Il s’agit de donner un contenu concret à la notion de justice sociale en l’articulant avec l’exigence d’une politique qui mette fin à l’austérité et la prédation. Du point de vue de la gauche réelle, l’enjeu n’est pas seulement le soutien mais la défense d’une cohérence politique alternative. Mettre en avant un programme d’urgences sociales qui permette de répondre aux attaques sur tous les terrains, définir des objectifs de lutte et revendications qui remettent en cause la logique globale de la prédation capitaliste. Programme qui répond aux besoins immédiats et tracent les contours d’un projet social fondé sur la solidarité, la satisfaction des besoins, la généralisation des droits, l’éradication de la pauvreté et des injustices, tel est l’enjeu. Non pas en se plaçant au-dessus des mobilisations, ni en donneurs de leçons, mais en participant à la construction concrète des résistances et de leur unification.

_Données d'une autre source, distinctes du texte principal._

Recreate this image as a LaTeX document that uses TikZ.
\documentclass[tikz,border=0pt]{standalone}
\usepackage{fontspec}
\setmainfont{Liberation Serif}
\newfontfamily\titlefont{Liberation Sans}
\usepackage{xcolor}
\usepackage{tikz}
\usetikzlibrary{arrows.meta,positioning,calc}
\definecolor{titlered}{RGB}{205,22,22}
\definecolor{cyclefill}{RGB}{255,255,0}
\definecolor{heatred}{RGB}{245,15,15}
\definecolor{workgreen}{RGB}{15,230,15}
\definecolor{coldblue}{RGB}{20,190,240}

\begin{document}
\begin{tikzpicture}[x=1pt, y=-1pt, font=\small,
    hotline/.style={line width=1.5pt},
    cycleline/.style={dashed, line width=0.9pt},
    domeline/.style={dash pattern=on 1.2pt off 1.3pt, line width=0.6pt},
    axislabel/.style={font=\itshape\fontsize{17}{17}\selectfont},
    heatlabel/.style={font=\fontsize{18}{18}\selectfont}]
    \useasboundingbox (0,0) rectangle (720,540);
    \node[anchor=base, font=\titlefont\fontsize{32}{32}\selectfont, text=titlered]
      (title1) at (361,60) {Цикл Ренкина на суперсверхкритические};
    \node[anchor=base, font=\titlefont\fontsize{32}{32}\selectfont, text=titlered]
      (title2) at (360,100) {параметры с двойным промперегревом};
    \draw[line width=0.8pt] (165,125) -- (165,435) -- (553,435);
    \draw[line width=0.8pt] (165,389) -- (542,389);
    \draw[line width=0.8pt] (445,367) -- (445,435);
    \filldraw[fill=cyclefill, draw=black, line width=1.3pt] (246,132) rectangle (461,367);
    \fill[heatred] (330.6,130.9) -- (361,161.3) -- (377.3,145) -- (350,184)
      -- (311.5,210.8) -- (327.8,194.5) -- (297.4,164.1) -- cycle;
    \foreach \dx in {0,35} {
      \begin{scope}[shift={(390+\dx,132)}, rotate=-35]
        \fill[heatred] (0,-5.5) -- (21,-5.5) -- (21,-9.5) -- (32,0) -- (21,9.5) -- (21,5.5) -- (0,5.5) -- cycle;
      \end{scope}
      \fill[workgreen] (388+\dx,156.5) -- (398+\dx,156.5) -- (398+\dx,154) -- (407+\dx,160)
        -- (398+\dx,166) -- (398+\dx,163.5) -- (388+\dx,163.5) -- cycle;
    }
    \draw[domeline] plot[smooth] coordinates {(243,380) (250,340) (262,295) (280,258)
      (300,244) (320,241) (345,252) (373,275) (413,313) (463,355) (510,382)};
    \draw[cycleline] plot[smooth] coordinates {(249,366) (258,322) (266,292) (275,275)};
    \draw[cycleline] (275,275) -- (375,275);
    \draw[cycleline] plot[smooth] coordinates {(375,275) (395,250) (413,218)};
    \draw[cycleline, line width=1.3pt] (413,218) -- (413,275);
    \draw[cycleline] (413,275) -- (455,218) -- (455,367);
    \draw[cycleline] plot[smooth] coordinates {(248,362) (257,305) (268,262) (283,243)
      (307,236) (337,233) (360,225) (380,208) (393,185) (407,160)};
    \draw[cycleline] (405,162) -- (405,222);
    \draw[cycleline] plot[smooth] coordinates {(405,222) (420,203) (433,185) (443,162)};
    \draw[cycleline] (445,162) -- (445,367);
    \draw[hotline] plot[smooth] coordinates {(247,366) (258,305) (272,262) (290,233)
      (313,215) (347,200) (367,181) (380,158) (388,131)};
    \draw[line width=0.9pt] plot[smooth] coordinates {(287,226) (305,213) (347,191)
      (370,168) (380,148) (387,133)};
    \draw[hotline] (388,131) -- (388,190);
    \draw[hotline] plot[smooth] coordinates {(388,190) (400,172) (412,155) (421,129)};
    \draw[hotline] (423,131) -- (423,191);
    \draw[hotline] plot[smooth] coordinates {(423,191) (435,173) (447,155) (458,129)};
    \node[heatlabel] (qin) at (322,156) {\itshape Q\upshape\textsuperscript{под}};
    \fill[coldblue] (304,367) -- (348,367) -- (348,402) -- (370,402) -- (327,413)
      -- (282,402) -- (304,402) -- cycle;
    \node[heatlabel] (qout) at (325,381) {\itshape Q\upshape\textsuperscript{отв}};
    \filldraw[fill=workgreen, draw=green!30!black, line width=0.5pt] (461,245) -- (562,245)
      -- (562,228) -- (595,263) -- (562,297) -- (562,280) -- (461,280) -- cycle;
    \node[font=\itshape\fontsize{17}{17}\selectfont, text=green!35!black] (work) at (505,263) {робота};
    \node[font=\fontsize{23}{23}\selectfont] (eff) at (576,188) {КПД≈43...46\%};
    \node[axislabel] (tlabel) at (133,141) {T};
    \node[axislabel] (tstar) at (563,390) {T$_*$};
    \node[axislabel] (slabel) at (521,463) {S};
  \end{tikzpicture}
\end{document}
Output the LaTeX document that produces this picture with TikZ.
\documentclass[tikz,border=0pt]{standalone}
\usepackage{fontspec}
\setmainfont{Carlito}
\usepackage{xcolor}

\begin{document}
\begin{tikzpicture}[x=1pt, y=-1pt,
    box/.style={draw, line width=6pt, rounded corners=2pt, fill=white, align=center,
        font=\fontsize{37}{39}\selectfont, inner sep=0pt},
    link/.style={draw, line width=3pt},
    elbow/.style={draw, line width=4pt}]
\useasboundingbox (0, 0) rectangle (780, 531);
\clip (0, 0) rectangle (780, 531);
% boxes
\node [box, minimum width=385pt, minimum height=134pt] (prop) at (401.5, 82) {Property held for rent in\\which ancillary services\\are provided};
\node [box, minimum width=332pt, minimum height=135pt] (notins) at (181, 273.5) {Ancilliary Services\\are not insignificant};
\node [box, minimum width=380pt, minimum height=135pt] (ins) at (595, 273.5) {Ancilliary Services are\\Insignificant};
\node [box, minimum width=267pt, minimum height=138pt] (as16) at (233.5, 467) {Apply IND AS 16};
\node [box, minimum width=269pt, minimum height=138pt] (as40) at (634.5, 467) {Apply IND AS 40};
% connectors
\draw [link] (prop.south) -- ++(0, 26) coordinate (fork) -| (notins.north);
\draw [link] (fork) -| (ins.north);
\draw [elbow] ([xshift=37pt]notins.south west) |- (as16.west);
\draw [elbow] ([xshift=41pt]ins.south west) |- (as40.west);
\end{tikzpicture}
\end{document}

La campagne des réseaux sociaux a des effets qui sont loin d’être virtuels, mais on ne pourra faire l’impasse de la construction de mobilisations sociales et de campagnes politiques concrètes visant à amplifier la campagne actuelle et favoriser la coordination des différentes résistances, pour faire bloc ensemble. Cela, aucune campagne sur les réseaux sociaux ne peut le faire. Nous subissons tous et toutes et sur tous les terrains, les effets des politiques prédatrices et antipopulaires. Cette campagne doit être un point d’appui pour dire « ça suffit » et le dire « tous ensemble ». La gauche de lutte, si elle veut être utile, devrait s’unir et prendre toutes les initiatives qui élargissent le combat concret pour la justice sociale sur le terrain des mobilisations. Nous avons besoin de construire un rapport de force global, une désobéissance civile généralisée. Contre la répression et la misère, le despotisme et la prédation.